About three weeks. We had a team of seven developers and designers working on it. During that time, they also consulted healthcare professionals as they went. People might think that sounds fast, but that’s the way we work – in a lean and agile way. As a company, we build digital products and platforms extremely rapidly. Moving at this speed means we’re now in the position to present something to governments and healthcare authorities to see if it can be of use.

Who have you shared it with so far?

At the moment, it’s being assessed by eHealth (the Australian Digital Health Agency), the Ministry of Health in Singapore and the technology arm of the United Nations. With initiatives like this, finding the right people to talk to can be very challenging, even when something is not for profit and you’re not expecting or wanting remuneration.
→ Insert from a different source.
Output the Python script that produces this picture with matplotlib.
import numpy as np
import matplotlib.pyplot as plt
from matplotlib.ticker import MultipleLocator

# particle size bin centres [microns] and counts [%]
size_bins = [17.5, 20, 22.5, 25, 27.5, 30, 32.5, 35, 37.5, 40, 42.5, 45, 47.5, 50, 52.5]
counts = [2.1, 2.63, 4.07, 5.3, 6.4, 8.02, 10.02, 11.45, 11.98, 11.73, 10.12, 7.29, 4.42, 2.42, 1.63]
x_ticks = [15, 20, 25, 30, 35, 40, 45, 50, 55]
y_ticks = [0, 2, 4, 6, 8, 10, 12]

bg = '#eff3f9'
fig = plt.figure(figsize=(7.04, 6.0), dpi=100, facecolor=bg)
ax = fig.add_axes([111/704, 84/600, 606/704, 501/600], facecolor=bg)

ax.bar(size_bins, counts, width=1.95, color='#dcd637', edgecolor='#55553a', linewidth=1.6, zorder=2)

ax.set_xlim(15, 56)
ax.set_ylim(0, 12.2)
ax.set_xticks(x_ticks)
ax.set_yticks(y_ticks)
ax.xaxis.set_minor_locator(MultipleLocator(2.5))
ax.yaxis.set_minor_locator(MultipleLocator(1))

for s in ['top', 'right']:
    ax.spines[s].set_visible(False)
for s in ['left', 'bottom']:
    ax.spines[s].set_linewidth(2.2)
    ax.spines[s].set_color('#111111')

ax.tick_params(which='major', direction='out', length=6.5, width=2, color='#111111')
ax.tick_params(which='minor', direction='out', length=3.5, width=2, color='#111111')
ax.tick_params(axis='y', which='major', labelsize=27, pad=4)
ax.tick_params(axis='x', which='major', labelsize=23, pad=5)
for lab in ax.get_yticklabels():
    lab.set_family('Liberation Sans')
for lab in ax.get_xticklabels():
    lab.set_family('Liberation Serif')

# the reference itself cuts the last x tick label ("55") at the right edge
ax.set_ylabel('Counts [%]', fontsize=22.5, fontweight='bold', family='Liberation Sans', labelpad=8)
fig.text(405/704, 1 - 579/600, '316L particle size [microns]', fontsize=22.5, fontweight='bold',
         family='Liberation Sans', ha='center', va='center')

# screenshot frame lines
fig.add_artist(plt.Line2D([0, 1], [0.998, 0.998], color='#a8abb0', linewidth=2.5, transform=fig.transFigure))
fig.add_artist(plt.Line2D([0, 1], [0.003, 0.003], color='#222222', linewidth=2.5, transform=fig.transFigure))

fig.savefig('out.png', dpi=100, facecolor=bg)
Fortunately, we already had relationships with those entities because we’d worked with them in the past and we were able to reach out and start a discussion.

Usually healthcare projects move slowly because there are a lot of liability and regulation issues associated with them, but we’re in an unprecedented situation with COVID-19. We’re expecting to hear fairly soon whether they want to go ahead with implementing it.

PALO IT is donating its intellectual property to help in the COVID-19 battle – is there a reward in that, albeit non-financial?

Yes. The vision of our company is ‘technology for the greater good’. We constantly look for ways to build products that positively impact people and society and it’s very motivating for our team to be working on something meaningful in the current climate.